ANALYSIS OF THE THERMAL PROPERTIES OF ZINC OXIDE USING THE ReaxFF REACTIVE FORCE FIELD

Open Access
Author:
Krishnasamy Bharathi, Arvind
Graduate Program:
Mechanical Engineering
Degree:
Master of Science
Document Type:
Master Thesis
Date of Defense:
November 05, 2010
Committee Members:
  • Adrianus C Van Duin, Thesis Advisor
Keywords:
  • nanowire
  • Zinc Oxide
  • ReaxFF
Abstract:
The objective of this paper is to determine the thermal conductivity of Zinc Oxide nanowire by equilibrium and non-equilibrium molecular dynamics (EMD and NEMD) simulations using the ReaxFF reactive force field [19]. While EMD uses an equilibrated system and statistical averaging; NEMD uses cooling/heating rates in order to calculate the conductivity. The validity of the methods is first verified using Argon as a test case. The thermal conductivity of Argon thus calculated is compared with the results obtained by Bhowmick and Shenoy [69]. We then study the effects of system size using EMD method and effects of periodic boundary conditions - 1D, 2D and bulk variation of conductivity with temperature are analyzed using NEMD simulations.
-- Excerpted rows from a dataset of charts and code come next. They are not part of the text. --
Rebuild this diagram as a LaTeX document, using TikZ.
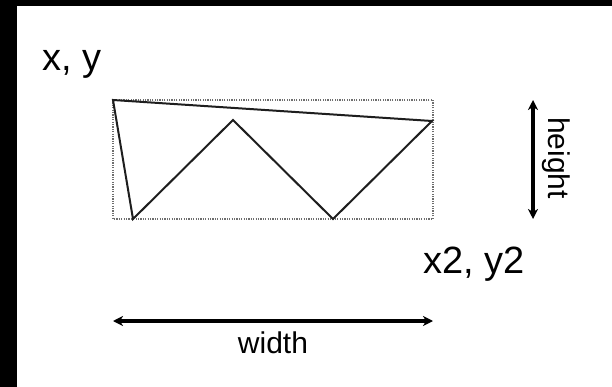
\documentclass[tikz,border=0pt]{standalone}
\usepackage{fontspec}
\setmainfont{Liberation Sans}
\usetikzlibrary{arrows.meta, positioning}
\definecolor{mygray}{RGB}{110,110,110}
\definecolor{myline}{RGB}{30,30,30}
\tikzset{
  dimarrow/.style={line width=3.2pt, {Stealth[length=10pt,width=10pt,inset=3pt]}-{Stealth[length=10pt,width=10pt,inset=3pt]}},
  coordlabel/.style={font=\fontsize{38}{44}\selectfont, inner sep=0pt},
  dimlabel/.style={font=\fontsize{30}{36}\selectfont, inner sep=0pt}
}
\begin{document}
\begin{tikzpicture}[x=1pt, y=-1pt]
            \useasboundingbox (0,0) rectangle (612,387);
            \fill[white] (0,0) rectangle (612,387);
            \fill[black] (0,0) rectangle (17,387);
            \fill[black] (0,0) rectangle (612,6);
            % bounding box of the shape
            \coordinate (tl) at (113,100);
            \coordinate (br) at (433,219);
            \draw[mygray, line width=2.6pt, dash pattern=on 1.2pt off 1.2pt] (tl) rectangle (br);
            % the polygon
            \coordinate (p1) at (113,100);
            \coordinate (p2) at (432,121);
            \coordinate (p3) at (333,219);
            \coordinate (p4) at (233,120);
            \coordinate (p5) at (133,219);
            \draw[myline, line width=2pt, line join=miter] (p1) -- (p2) -- (p3) -- (p4) -- (p5) -- cycle;
            % labels
            \node[coordlabel] (xy) at (72,64) {x, y};
            \node[coordlabel] (xy2) at (474,264) {x2, y2};
            % height
            \coordinate (h1) at (533,100);
            \coordinate (h2) at (533,219);
            \draw[dimarrow] (h1) -- (h2);
            \node[dimlabel, rotate=-90] (hlabel) at (556,158) {height};
            % width
            \coordinate (w1) at (113,321);
            \coordinate (w2) at (433,321);
            \draw[dimarrow] (w1) -- (w2);
            \node[dimlabel] (wlabel) at (273,343) {width};
        \end{tikzpicture}
\end{document}
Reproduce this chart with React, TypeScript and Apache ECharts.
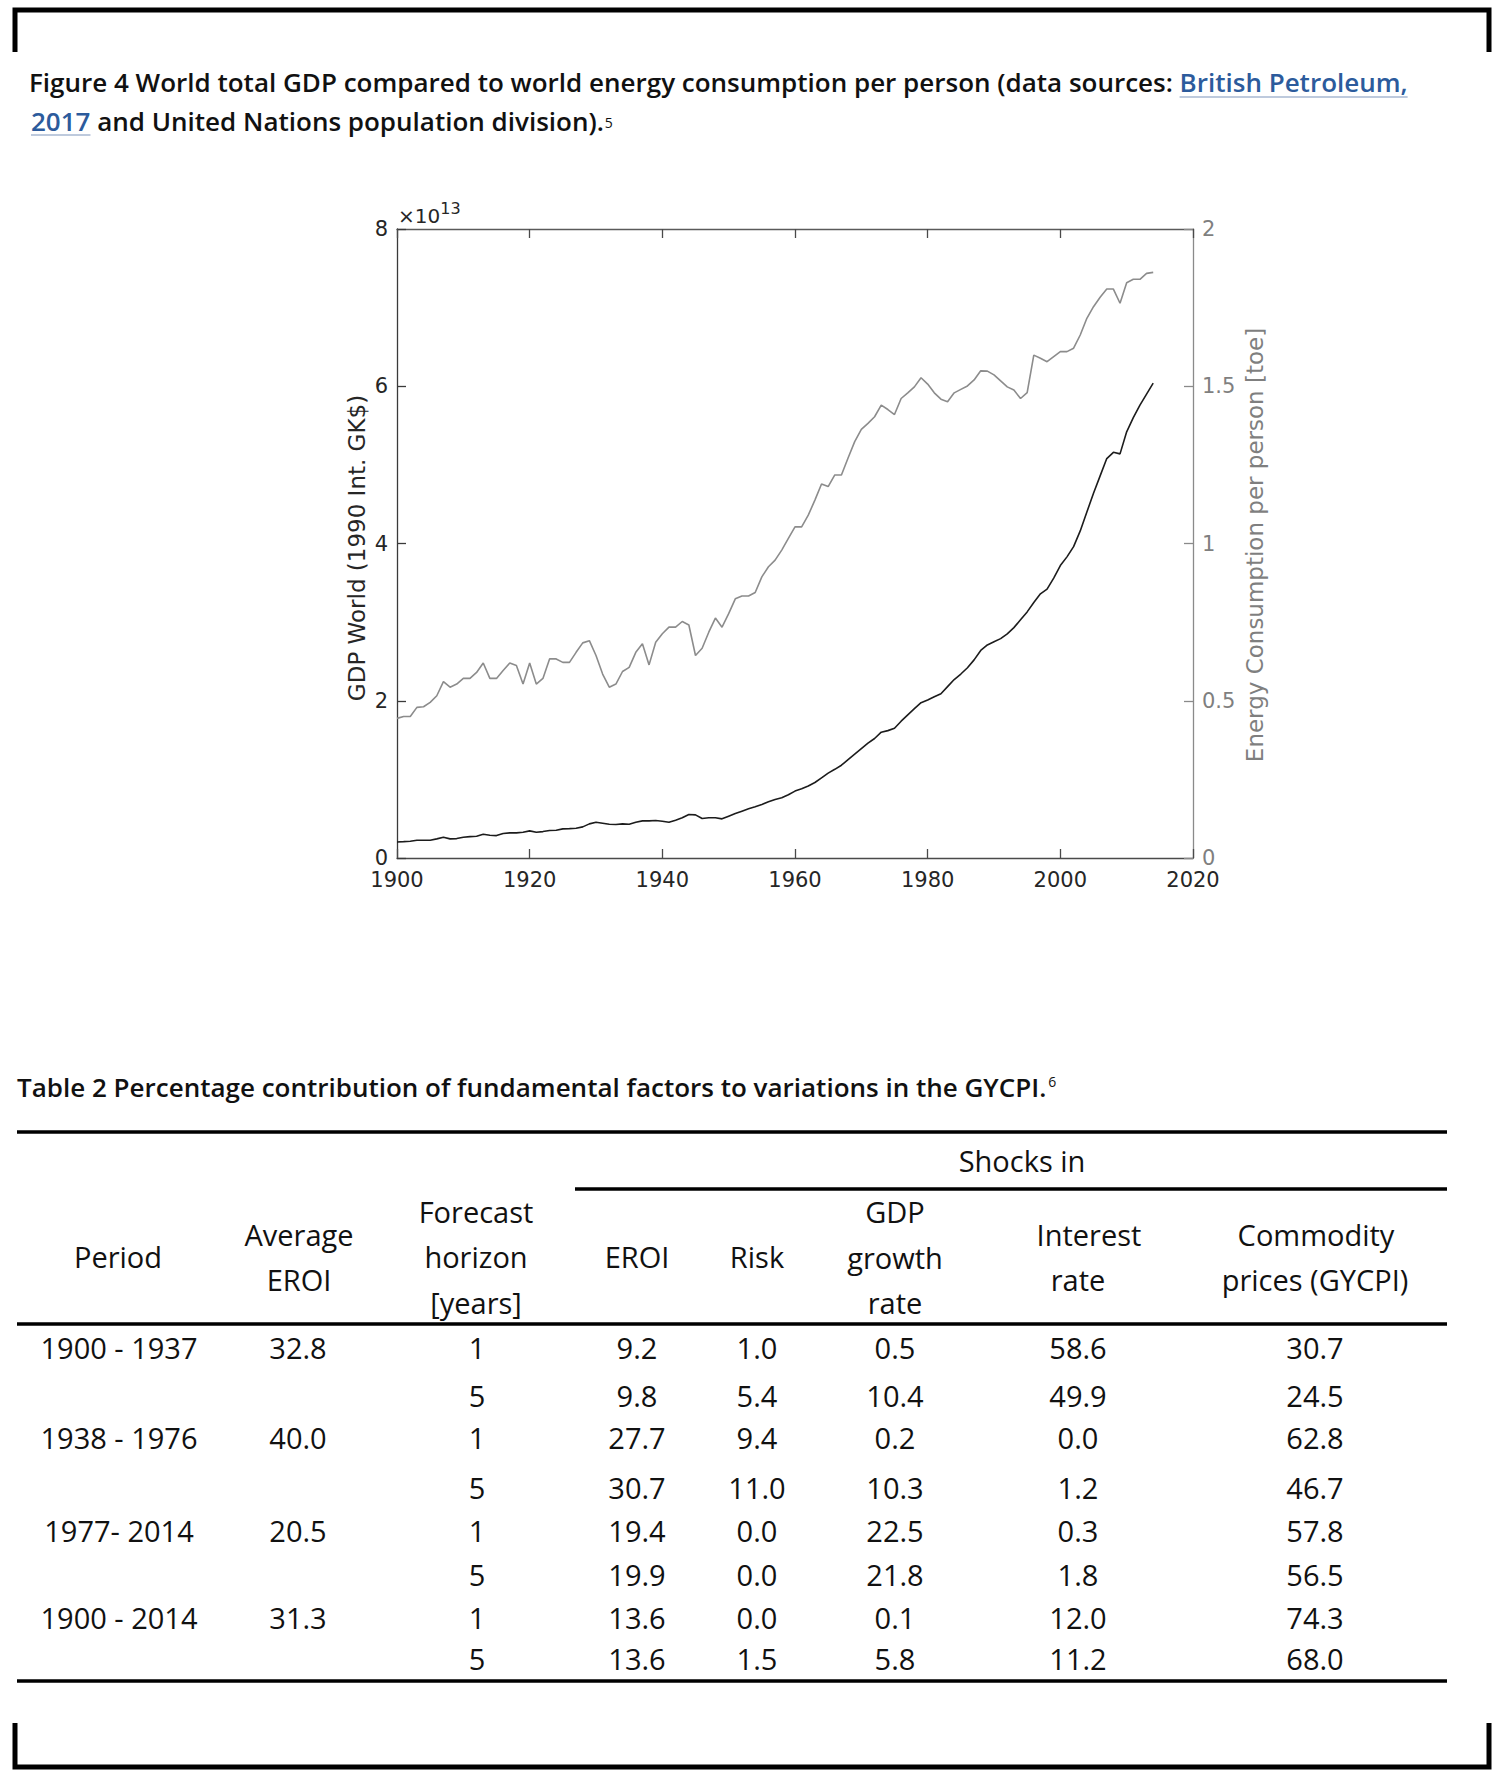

The results obtained compare favorably with those measured experimentally [46][47]. This indicates that the EMD and NEMD methods are reliable alternatives to the traditional Green-Kubo approach [51]; which is traditionally employed in MD-based thermal conductivity determination. In conjunction with ReaxFF, these methods are computationally cheaper than the Green-Kubo method and can be used to determine the thermal conductivity of materials involved in surface chemistry reactions such as catalysis and sintering. The effect of chemistry on the thermal conductivity of Zinc Oxide is studied. Sintering is taken as the chemical process of interest and is simulated using ReaxFF force field for Zinc Oxide [58] in the presence of water. Effect of sintering temperature is also observed. A clear drop in the conductivity of Zinc Oxide due to the formation of hydroxyl grain-boundaries between the different Zinc Oxide clusters is noted. However, this deterioration is smaller when we use higher sintering temperatures. Due to a relatively small number of atoms (960) and the non-homogeneousness of the cluster; (mix of Zinc Oxide and water) the error bars on thermal conductivity are large. This indicates the need for performing larger-scale simulations in order to determine the effect of sintering on thermal-conductivity more accurately.